The stateless design achieves dramatic space reduction and reduced operational support. Reduced risk of data loss associated with this approach weighs in heavily on the performance problems of VDI. Stateless VDI session data have a very low level of risk relative to persistent virtual machines. Data corruption in the event of various failure scenarios is not a worry because users can be assigned to any available desktop within minutes. From a storage cache standpoint, this opens the opportunity to manage session data on what storage administrators would call a 'write-back' basis rather than a 'write-through' basis typical of most storage systems. In plain English, this means that the desktop sessions could receive instant write-commits instead of waiting till data blocks actually flow down to disk. Reduced risk for this class of data is an opportunity for turbocharged I/O write activity.

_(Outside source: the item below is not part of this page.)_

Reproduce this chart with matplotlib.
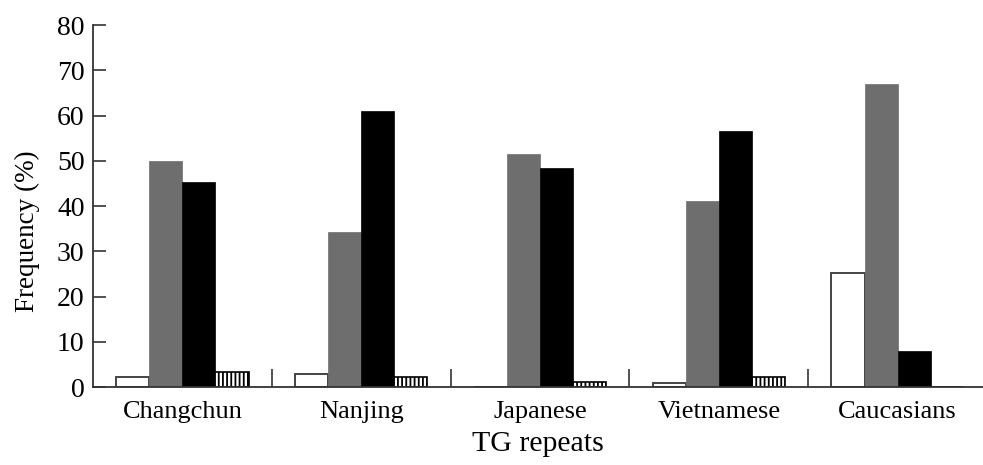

Taking full advantage of both the image sharing potential of VDI and the reduced risk around stateless VDI, a new architecture has emerged which distributes I/O associated with the user's OS session from a virtual appliance inside the hypervisor itself. To the hypervisor, this intelligent cache simply looks like a data-store from which virtual machines I/O is served. The magic consists in storing the majority of the shared OS image in the RAM of the virtual machine serving up the blocks, providing lightening fast access on Reads. Data written by users is granted instant commits from the appliance long before the block finds its way down to local disk. The results are truly extraordinary; Boot times of around 10 seconds, an average of 100 plus IOPS per user, burst I/O of 5000+ IOPS on each hypervisor and a 10x reduction in the latency of storage access as compared with traditional storage designs. The diagram below demonstrates a stateless VDI design using the new distributed storage design:

Bringing storage up into the hypervisor offloads the backend storage device by up to 100% on both read and writes associated with OS data and anything written to a user's C: drive during a VDI session. Local disk is used to house the transient session data and deep memory caches enable blistering retrieval speeds. Finally there is a VDI user experience worth writing home about. The ILIO platform by Atlantis Computing is leading the charge in this new storage architecture but watch for competition by Unidesk, Virsto, Citrix Provisioning server and others.